Running on river beds


We reached the little village of Mawlyngnba, a good three-hour drive from Shillong, to find trails to run on. We had no real expectation other than maybe finding a trail that traverses from one hill to another. We fell right into the stereotype of deciding what Meghalaya should be. There’s only one place you can stay in at Mawlyngnba, it’s run by the cooperative society of Meghalaya and needs a call from Shillong before you end up at its doorstep.

We put on our shoes and headed straight to the grasslands that we saw in the distance. There were a couple of trails that went up hills, but our local guide insisted that we see the age-old animal fossils along the plains first.


As we walked towards the fossils, we had to cross a river bed that just plunged from the grassland. It took us a moment or two to realize that this 10-foot drop was actually our opening to a dried up river. While the local guides didn’t see much in the river bed, we were delighted to see the inconsistency in the surface of the river bed. It was a trail runner’s dream. There were also a few puddles that were big enough to swallow a whole grown man and were deep enough to make sure that he stays down there. It was a trail runner’s worst nightmare.


We tracked back to a point where the river gorge turned into a small stream and disappeared into the jungles. We set up our gps devices and set off, hoping for at least a 10 km run. Half way through the river, we saw our local guides sitting on the side wondering what the hell we were doing running on a river bed.
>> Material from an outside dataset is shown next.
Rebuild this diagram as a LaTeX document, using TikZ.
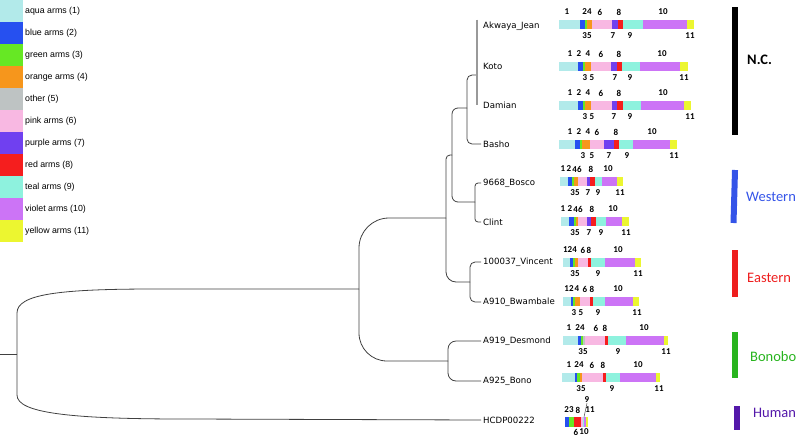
\documentclass[tikz,border=0pt]{standalone}
\usepackage{fontspec}
\setmainfont{Liberation Sans}
\newfontfamily\leaffont{DejaVu Sans}
\newfontfamily\groupfont{Carlito}
\usetikzlibrary{positioning}

\definecolor{aquaarm}{RGB}{178,234,234}
\definecolor{bluearm}{RGB}{38,80,240}
\definecolor{greenarm}{RGB}{102,232,36}
\definecolor{orangearm}{RGB}{246,150,28}
\definecolor{otherarm}{RGB}{190,195,195}
\definecolor{pinkarm}{RGB}{248,184,226}
\definecolor{purplearm}{RGB}{112,64,240}
\definecolor{redarm}{RGB}{245,30,30}
\definecolor{tealarm}{RGB}{142,242,222}
\definecolor{violetarm}{RGB}{204,116,246}
\definecolor{yellowarm}{RGB}{236,246,48}
\definecolor{westblue}{RGB}{52,84,232}
\definecolor{eastred}{RGB}{238,30,30}
\definecolor{bonogreen}{RGB}{40,180,30}
\definecolor{humanpurple}{RGB}{84,24,170}

% one row of arm blocks: name, y, blocks, numbers above, numbers below
\newcommand{\armrow}[5]{%
  \foreach \xa/\xb/\col in {#3} \fill[\col] (\xa,#2-4.5) rectangle (\xb,#2+4.5);
  \foreach \x/\lab [count=\i] in {#4} \node[armnum] (#1-up\i) at (\x,#2-12) {\lab};
  \foreach \x/\lab [count=\i] in {#5} \node[armnum] (#1-dn\i) at (\x,#2+12) {\lab};
}

\begin{document}
\begin{tikzpicture}[
    x=1pt, y=-1pt,
    branch/.style={draw=black!75, line width=0.8pt, rounded corners=#1},
    branch/.default=5,
    polytomy/.style={draw=black!40, line width=1.6pt},
    leaf/.style={anchor=west, inner sep=2pt, font=\leaffont\fontsize{8.6}{10}\selectfont},
    key/.style={anchor=west, inner sep=0pt, font=\fontsize{8.8}{10}\selectfont},
    armnum/.style={inner sep=0pt, font=\groupfont\bfseries\fontsize{9}{10}\selectfont},
    groupbar/.style={line width=6pt},
    group/.style={anchor=west, inner sep=0pt, font=\groupfont\fontsize{14.5}{16}\selectfont}
]
\useasboundingbox (0,0) rectangle (800,437);

% legend
\foreach \col/\lab [count=\i] in {aquaarm/aqua arms (1), bluearm/blue arms (2),
    greenarm/green arms (3), orangearm/orange arms (4), otherarm/other (5),
    pinkarm/pink arms (6), purplearm/purple arms (7), redarm/red arms (8),
    tealarm/teal arms (9), violetarm/violet arms (10), yellowarm/yellow arms (11)}{
  \fill[\col] (0,22*\i-22) rectangle (22.5,22*\i);
  \node[key] (key\i) at (25,22*\i-11) {\lab};
}

% tree
\coordinate (root) at (0,354);
\coordinate (n0) at (17,354);
\coordinate (n1) at (359,289);
\coordinate (n2) at (446,218);
\coordinate (n3) at (452,155);
\coordinate (n4) at (467,108);
\coordinate (n5) at (475,202);
\coordinate (n6) at (470,282);
\coordinate (n7) at (448,361);
\coordinate (poly) at (477,75);

\node[leaf] (akwaya) at (481,26) {Akwaya\_Jean};
\node[leaf] (koto) at (481,66) {Koto};
\node[leaf] (damian) at (481,105) {Damian};
\node[leaf] (basho) at (481,144) {Basho};
\node[leaf] (bosco) at (481,183) {9668\_Bosco};
\node[leaf] (clint) at (481,222) {Clint};
\node[leaf] (vincent) at (481,262) {100037\_Vincent};
\node[leaf] (bwambale) at (481,302) {A910\_Bwambale};
\node[leaf] (desmond) at (481,341) {A919\_Desmond};
\node[leaf] (bono) at (481,381) {A925\_Bono};
\node[leaf] (hcdp) at (481,420) {HCDP00222};

\draw[branch] (root) -- (n0);
\draw[branch] (n0) -- (17,318) .. controls (17,294) and (60,289) .. (160,289) -- (n1);
\draw[branch] (n0) -- (17,390) .. controls (17,413) and (70,419) .. (190,419) -- (hcdp.west);
\draw[branch=30] (n1) |- (n2);
\draw[branch=28] (n1) |- (n7);
\draw[branch=4] (n2) |- (n3);
\draw[branch=10] (n2) |- (n6);
\draw[branch=6] (n3) |- (n4);
\draw[branch=6] (n3) |- (n5);
\draw[branch=5] (n4) |- (poly);
\draw[branch=5] (n4) |- (basho.west);
\draw[branch=3] (n5) |- (bosco.west);
\draw[branch=3] (n5) |- (clint.west);
\draw[branch=5] (n6) |- (vincent.west);
\draw[branch=5] (n6) |- (bwambale.west);
\draw[branch=8] (n7) |- (desmond.west);
\draw[branch=8] (n7) |- (bono.west);
\draw[polytomy] (poly |- akwaya.north) -- (poly |- damian.center);

% arm blocks
\armrow{akwaya}{24}{559/580/aquaarm, 580/585/bluearm, 585/587/greenarm, 587/592/orangearm,
  592/612/pinkarm, 612/618/purplearm, 618/623/redarm, 623/643/tealarm, 643/687/violetarm,
  687/694/yellowarm}{567/1, 587/24, 600/6, 619/8, 663/10}{587/35, 613/7, 630/9, 690/11}
\armrow{koto}{66}{559/578/aquaarm, 578/583/bluearm, 583/585/greenarm, 585/591/orangearm,
  591/611/pinkarm, 611/617/purplearm, 617/622/redarm, 622/640/tealarm, 640/680/violetarm,
  680/688/yellowarm}{570/1, 579/2, 588/4, 601/6, 619/8, 662/10}{585/3, 592/5, 615/7, 630/9, 684/11}
\armrow{damian}{105}{559/578/aquaarm, 578/583/bluearm, 583/585/greenarm, 585/591/orangearm,
  591/612/pinkarm, 612/617/purplearm, 617/623/redarm, 623/641/tealarm, 641/684/violetarm,
  684/691/yellowarm}{570/1, 579/2, 588/4, 601/6, 619/8, 663/10}{585/3, 592/5, 614/7, 630/9, 690/11}
\armrow{basho}{144}{559/575/aquaarm, 575/580/bluearm, 580/582/greenarm, 582/590/orangearm,
  590/604/pinkarm, 604/614/purplearm, 614/619/redarm, 619/633/tealarm, 633/670/violetarm,
  670/677/yellowarm}{570/1, 579/2, 588/4, 597/6, 616/8, 652/10}{583/3, 592/5, 609/7, 627/9, 674/11}
\armrow{bosco}{181}{560/568/aquaarm, 568/572/bluearm, 572/574/greenarm, 574/578/orangearm,
  578/587/pinkarm, 587/590/purplearm, 590/595/redarm, 595/602/tealarm, 602/617/violetarm,
  617/623/yellowarm}{563/1, 569/2, 577/46, 591/8, 608/10}{575/35, 588/7, 598/9, 620/11}
\armrow{clint}{221}{561/569/aquaarm, 569/574/bluearm, 574/575.5/greenarm, 575.5/578/orangearm,
  578/587/pinkarm, 587/591/purplearm, 591/596/redarm, 596/606/tealarm, 606/622/violetarm,
  622/629/yellowarm}{563/1, 570/2, 578/46, 592/8, 613/10}{575/35, 589/7, 601/9, 626/11}
\armrow{vincent}{262}{563/570/aquaarm, 570/573/bluearm, 573/574.5/greenarm, 574.5/578/orangearm,
  578/588/pinkarm, 588/591/redarm, 591/605/tealarm, 605/635/violetarm,
  635/641/yellowarm}{570/124, 583/6, 589/8, 618/10}{575/35, 598/9, 638/11}
\armrow{bwambale}{301}{563/571/aquaarm, 571/573/bluearm, 573/575/greenarm, 575/580/orangearm,
  580/590/pinkarm, 590/593/redarm, 593/605/tealarm, 605/633/violetarm,
  633/639/yellowarm}{569/12, 577/4, 585/6, 592/8, 618/10}{574/3, 581/5, 598/9, 637/11}
\armrow{desmond}{340}{563/578/aquaarm, 578/581/bluearm, 581/583/greenarm, 583/585/otherarm,
  585/605/pinkarm, 605/608/redarm, 608/626/tealarm, 626/664/violetarm,
  664/668/yellowarm}{569/1, 580/24, 596/6, 605/8, 644/10}{583/35, 618/9, 666/11}
\armrow{bono}{377}{562/575/aquaarm, 575/577/bluearm, 577/580/greenarm, 580/582/orangearm,
  582/603/pinkarm, 603/606/redarm, 606/620/tealarm, 620/656/violetarm,
  656/660/yellowarm}{569/1, 579/24, 592/6, 603/8, 638/10}{581/35, 612/9, 659/11}

% human row sits at the bottom edge, so its lower numbers come closer
\foreach \xa/\xb/\col in {565/569/bluearm, 569/574/greenarm, 574/581/redarm, 581/583/pinkarm,
    583/584/tealarm, 584/585.5/violetarm, 585.5/588/yellowarm}
  \fill[\col] (\xa,417) rectangle (\xb,426.5);
\foreach \x/\lab [count=\i] in {569/23, 578/8, 590/11}
  \node[armnum] (hcdp-up\i) at (\x,410) {\lab};
\foreach \x/\lab [count=\i] in {576/6, 584/10}
  \node[armnum] (hcdp-dn\i) at (\x,432) {\lab};
\node[armnum] (hcdp-nine) at (587,400) {9};
\draw[black!70, line width=0.5pt] (hcdp-nine.south) -- (584,417);

% groups
\draw[groupbar, black] (734.5,7) -- (734.5,135);
\draw[groupbar, westblue] (735,170) -- (733.5,223);
\draw[groupbar, eastred] (734.5,250) -- (734.5,297);
\draw[groupbar, bonogreen] (735,332) -- (735,378);
\draw[groupbar, humanpurple] (737,406) -- (737,430);
\node[group, font=\groupfont\bfseries\fontsize{14.5}{16}\selectfont] (nc) at (747,60) {N.C.};
\node[group, text=westblue] (western) at (746,197) {Western};
\node[group, text=eastred] (eastern) at (747,278) {Eastern};
\node[group, text=bonogreen] (bonobo) at (750,357) {Bonobo};
\node[group, text=humanpurple] (human) at (753,413) {Human};
\end{tikzpicture}
\end{document}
At the 4km mark, we were came to an abrupt stop, as the river plunged into a waterfall and there we stood, at the mouth of a 100-foot long waterfall! A little stunned by the sudden drop, which marked the end of our run, we tracked back disappointed that the trail wasn’t as long as we anticipated it to be and also a little glad that we didn’t run straight down a cascading waterfall.


“Do you want to go to the other river beds?’’ asked our local guide as we got back to their resting spot. To our delight, we then learnt that there are close to 5 river beds that all end at the mouth of a waterfall and all these river beds are connected by a little trail that runs across the grassland.

We weren’t sure about how much we ran at the end of it, but we were pretty sure that we were the first ones to run across these magnificent river beds.